Second, for small and medium-sized shippers and containerized shippers no longer shipping under the MRE, it will be essential that the general strengthening of the agency's information and dispute resolution services introduced in this bill, Bill C-49, is effective. The agency having the ability to attempt to resolve an issue a shipper may have with the railway company in an informal manner provides shippers with a less confrontational, more cost-effective and timely way to resolve service issues without having to bring a formal level of service complaint to the agency. These are barriers facing shippers when considering accessing agency provisions, and this is why the agency has stated they will increase outreach to shippers. It has nothing to do with the agency “drumming up business”.

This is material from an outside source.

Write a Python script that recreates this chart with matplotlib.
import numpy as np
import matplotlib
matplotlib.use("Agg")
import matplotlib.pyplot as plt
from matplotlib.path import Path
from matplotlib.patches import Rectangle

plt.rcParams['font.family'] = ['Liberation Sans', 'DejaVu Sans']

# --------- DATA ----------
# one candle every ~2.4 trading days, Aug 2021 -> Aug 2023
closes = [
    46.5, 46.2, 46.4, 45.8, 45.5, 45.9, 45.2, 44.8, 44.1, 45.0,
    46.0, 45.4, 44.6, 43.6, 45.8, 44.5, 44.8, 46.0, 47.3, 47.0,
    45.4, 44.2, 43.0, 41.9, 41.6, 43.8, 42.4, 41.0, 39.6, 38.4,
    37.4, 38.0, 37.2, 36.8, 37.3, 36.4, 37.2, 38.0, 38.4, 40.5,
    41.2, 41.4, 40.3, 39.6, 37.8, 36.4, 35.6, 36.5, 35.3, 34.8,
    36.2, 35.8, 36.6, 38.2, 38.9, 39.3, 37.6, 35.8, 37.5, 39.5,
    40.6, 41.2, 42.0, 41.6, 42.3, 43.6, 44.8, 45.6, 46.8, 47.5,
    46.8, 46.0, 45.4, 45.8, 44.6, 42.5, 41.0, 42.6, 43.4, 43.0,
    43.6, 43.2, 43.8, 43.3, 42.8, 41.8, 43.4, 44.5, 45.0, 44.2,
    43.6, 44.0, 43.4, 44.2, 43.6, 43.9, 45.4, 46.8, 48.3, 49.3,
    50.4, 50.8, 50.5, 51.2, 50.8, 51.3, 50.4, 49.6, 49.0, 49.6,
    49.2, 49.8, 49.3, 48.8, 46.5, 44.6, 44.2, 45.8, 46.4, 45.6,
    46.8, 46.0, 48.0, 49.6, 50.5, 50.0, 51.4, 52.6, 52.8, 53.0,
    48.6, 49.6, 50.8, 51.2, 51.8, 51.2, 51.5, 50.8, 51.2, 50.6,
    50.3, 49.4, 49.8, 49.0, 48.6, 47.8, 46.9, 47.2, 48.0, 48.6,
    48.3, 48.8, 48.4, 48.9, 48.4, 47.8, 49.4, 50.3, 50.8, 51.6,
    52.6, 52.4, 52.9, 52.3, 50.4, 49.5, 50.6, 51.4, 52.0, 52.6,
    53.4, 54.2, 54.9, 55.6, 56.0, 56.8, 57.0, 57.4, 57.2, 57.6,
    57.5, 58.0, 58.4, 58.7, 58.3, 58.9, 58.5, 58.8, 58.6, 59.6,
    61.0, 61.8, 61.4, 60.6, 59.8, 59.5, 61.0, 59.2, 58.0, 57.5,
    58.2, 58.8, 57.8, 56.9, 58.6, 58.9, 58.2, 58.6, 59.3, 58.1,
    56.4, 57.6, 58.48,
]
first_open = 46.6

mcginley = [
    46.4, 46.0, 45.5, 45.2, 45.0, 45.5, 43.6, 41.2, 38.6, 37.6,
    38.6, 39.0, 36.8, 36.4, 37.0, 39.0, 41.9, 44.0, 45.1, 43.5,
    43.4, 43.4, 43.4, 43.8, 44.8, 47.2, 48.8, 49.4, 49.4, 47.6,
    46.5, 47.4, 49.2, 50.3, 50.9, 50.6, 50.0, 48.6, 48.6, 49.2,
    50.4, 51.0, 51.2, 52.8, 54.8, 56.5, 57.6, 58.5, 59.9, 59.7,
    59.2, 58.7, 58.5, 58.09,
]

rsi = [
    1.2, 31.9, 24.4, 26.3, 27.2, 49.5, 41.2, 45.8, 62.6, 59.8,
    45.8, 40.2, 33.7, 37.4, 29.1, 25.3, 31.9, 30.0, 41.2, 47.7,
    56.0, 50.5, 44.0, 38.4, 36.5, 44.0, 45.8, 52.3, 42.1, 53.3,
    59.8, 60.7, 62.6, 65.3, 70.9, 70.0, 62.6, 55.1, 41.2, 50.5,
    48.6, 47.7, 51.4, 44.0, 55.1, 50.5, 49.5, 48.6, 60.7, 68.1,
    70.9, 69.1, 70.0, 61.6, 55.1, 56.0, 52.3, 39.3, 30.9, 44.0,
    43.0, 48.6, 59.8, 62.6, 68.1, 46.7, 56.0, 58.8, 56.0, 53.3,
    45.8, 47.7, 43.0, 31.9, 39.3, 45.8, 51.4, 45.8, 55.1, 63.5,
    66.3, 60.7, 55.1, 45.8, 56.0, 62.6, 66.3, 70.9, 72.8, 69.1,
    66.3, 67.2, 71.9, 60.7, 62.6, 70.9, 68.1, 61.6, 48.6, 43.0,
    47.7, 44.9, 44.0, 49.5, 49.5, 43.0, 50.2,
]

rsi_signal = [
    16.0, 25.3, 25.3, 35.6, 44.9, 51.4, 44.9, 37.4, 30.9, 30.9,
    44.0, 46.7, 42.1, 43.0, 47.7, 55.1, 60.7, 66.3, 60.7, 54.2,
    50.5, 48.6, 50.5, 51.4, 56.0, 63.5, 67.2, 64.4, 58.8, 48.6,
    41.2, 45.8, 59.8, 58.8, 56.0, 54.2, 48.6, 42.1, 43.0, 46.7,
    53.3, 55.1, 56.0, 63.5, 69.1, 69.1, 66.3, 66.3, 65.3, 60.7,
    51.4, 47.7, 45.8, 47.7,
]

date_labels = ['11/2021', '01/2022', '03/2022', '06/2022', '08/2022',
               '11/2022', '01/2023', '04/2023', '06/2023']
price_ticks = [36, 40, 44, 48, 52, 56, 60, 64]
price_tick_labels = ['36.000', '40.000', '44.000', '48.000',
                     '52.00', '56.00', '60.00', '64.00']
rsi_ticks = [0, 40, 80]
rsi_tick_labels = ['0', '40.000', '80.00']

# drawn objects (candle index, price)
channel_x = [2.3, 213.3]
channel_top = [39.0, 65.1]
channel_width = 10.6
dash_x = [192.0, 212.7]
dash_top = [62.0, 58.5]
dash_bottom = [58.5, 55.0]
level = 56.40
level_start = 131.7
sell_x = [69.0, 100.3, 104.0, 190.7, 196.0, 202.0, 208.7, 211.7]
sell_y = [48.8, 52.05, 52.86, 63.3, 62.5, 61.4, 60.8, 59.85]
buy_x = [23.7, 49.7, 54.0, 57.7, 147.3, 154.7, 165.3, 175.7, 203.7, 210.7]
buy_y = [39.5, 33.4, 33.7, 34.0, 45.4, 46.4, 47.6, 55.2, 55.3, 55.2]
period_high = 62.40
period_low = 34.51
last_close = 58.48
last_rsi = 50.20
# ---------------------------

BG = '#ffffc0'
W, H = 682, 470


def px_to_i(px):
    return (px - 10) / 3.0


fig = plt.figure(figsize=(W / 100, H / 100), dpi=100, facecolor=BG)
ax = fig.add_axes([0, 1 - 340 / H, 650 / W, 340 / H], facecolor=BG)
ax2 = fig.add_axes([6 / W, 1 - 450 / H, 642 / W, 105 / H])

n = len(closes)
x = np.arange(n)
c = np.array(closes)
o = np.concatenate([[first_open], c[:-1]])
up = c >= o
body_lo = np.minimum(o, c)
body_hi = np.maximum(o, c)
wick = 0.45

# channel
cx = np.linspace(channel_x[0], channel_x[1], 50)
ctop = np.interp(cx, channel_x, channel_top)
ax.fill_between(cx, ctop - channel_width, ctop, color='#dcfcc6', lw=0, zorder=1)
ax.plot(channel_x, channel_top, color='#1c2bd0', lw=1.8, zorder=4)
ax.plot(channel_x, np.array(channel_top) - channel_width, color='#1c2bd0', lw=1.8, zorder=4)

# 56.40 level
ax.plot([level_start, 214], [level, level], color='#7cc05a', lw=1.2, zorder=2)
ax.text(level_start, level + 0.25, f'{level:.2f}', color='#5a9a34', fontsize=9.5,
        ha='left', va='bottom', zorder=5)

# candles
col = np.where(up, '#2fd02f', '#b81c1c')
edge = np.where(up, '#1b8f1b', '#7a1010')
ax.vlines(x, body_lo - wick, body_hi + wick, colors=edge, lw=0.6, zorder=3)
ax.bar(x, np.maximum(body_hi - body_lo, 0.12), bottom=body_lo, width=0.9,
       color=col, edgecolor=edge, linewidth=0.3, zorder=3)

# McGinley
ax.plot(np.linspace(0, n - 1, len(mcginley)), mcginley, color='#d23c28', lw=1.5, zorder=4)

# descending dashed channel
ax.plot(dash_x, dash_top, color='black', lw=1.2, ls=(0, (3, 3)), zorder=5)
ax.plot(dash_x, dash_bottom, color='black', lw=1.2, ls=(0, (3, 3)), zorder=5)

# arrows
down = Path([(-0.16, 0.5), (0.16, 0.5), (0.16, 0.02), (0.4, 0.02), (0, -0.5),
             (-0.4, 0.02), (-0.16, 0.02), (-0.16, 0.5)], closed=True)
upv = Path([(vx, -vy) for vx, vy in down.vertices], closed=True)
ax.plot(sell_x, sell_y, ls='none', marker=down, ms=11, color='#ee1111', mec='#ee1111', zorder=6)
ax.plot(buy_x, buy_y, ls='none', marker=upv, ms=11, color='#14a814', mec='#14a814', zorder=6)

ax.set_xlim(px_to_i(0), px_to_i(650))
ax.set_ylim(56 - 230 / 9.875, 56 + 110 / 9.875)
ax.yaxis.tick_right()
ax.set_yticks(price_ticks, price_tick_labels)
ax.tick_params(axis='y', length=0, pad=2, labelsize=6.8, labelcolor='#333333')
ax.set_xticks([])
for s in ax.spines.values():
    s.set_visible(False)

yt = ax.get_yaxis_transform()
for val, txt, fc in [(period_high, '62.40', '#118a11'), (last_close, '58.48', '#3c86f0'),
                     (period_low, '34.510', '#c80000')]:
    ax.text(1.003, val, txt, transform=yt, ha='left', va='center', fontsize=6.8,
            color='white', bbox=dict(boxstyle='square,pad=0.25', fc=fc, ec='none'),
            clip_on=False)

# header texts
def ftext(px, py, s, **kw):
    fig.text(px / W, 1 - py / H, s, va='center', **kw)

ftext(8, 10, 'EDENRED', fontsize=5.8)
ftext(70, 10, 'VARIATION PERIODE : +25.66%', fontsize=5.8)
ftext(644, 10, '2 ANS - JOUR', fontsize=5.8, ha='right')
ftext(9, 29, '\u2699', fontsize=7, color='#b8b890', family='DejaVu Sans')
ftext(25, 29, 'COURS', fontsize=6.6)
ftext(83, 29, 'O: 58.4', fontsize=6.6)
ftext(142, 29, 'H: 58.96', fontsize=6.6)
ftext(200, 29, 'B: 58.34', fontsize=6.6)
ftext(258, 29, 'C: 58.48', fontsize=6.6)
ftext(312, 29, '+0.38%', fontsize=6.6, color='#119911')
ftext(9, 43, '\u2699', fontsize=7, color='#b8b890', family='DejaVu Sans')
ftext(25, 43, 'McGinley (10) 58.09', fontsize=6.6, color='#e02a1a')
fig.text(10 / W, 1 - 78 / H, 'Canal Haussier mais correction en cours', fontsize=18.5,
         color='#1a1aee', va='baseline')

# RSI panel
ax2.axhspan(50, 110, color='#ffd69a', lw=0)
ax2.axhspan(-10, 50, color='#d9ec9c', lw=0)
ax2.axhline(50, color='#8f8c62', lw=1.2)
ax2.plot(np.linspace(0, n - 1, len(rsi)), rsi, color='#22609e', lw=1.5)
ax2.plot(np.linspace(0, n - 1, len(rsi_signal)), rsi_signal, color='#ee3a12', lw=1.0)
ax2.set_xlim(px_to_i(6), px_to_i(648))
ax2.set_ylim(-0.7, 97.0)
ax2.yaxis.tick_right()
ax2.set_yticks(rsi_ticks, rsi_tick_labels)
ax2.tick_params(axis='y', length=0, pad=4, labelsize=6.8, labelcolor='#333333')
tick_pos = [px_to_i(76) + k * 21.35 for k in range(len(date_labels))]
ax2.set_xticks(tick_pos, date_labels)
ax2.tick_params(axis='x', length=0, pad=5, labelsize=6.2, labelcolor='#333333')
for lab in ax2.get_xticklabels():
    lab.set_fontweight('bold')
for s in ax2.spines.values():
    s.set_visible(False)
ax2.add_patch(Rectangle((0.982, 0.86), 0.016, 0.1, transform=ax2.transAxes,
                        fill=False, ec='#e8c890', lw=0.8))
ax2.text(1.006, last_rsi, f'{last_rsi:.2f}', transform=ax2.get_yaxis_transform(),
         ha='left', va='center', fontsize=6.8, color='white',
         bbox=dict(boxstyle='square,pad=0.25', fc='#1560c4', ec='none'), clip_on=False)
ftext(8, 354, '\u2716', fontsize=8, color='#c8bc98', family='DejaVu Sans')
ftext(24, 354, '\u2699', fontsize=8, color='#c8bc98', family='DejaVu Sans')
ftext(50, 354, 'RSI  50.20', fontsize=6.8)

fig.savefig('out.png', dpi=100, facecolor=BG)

To fully realize the potential of this provision, Pulse Canada requests the committee to consider clarifying what it means for the agency to take action on informal resolution. Our view is that taking action can include a wide variety of activities, including such things as questioning, site visits, requesting information, investigating, etc. Clarity on this issue would help during the implementation of this bill. Ultimately, however, Pulse Canada views agency own-motion powers, which has been discussed at length today, as the most efficient and effective way to address disputes and network issues and strongly urges the government to consider the agency's request to be granted these powers.

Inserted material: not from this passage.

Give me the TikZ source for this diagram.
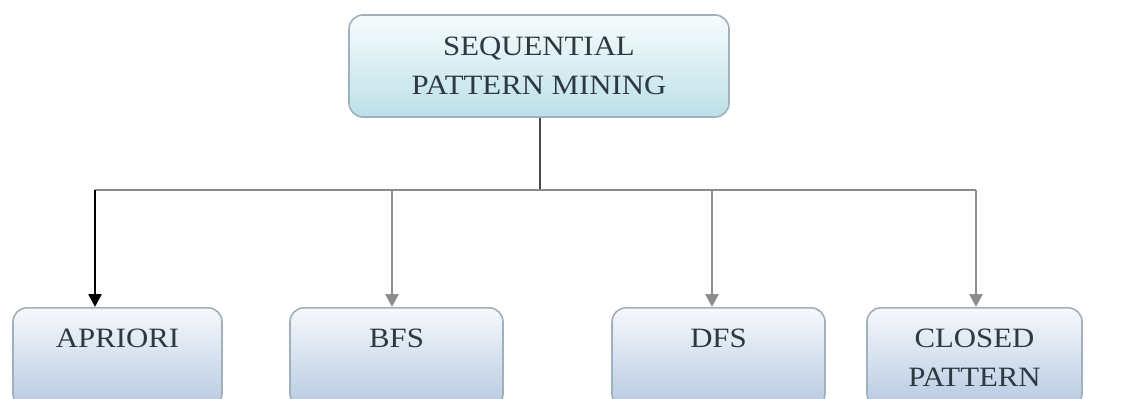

Finally, I'd like to briefly touch on a provision in Bill C-49 that is specifically focused on the grain sector. The requirement in clause 42 of the bill that railways self-assess their ability to move grain during a upcoming grain year and identify the steps they will take to enable grain to move can be an extremely powerful provision that can establish the basis for measuring railway activities against their plan both during and at the end of the grain year. To strengthen this provision and ensure it delivers the intended outcome, Pulse Canada offers recommendations in our brief to enhance that section to clearly set the parameters for the type of information railway companies must provide. For the pulse and special crops sector, better defining these parameters provides an additional platform for the monitoring and assessment of the impact of the decision to remove containerized grain from the MRE.

Thank you.

Steven Blaney Conservative Bellechasse—Les Etchemins—Lévis, QC

Yes, so extended is what you recommend. I would recall for my friend that it was in our Bill C-30, but let's forget that it was a Conservative measure. This is what people asked for, and it's what would help.

Is there any other recommendation or any other issue you would like to see addressed in this bill?

Mr. Audet, you talked about safety. Of course, there are the recordings that can be heard after the fact, but you think the focus needs to be on training. What would you like to see in Bill C-49 to that effect?

September 12th, 2017 / 4:35 p.m.


See context

President, Freight Management Association of Canada

Robert Ballantyne

I have a couple of other comments.

In April of last year, Mr. Garneau made the following statement: “I see transportation in Canada as a single, interconnected system that drives the Canadian economy.”

If the overall objective is to make our economy as competitive as possible on a global basis, then all the things in Bill C-49, and obviously other pieces of legislation and so on, and our trade agreements, whether NAFTA or CETA or whatever, should be geared towards that objective. One would hope, as we're talking about Bill C-49 today, that the various provisions would help lead to that objective.

I think in talking about it being an interconnected system, one of the inconsistencies that we have, and this is just an issue of a normal free market system, is that each of the players in effect is an island unto themself. They're all trying to maximize their own situation. That's, in a sense, a conundrum in terms of Mr. Garneau's view that it should be an interconnected system.

One of the governance problems, it seems to me, for the government, is how you reconcile the quite legitimate needs of private businesses to maximize the return for their shareholders on the one hand, but make sure that the system is working effectively for the whole economy on the other hand.

I think those are things that hopefully this bill will contribute to.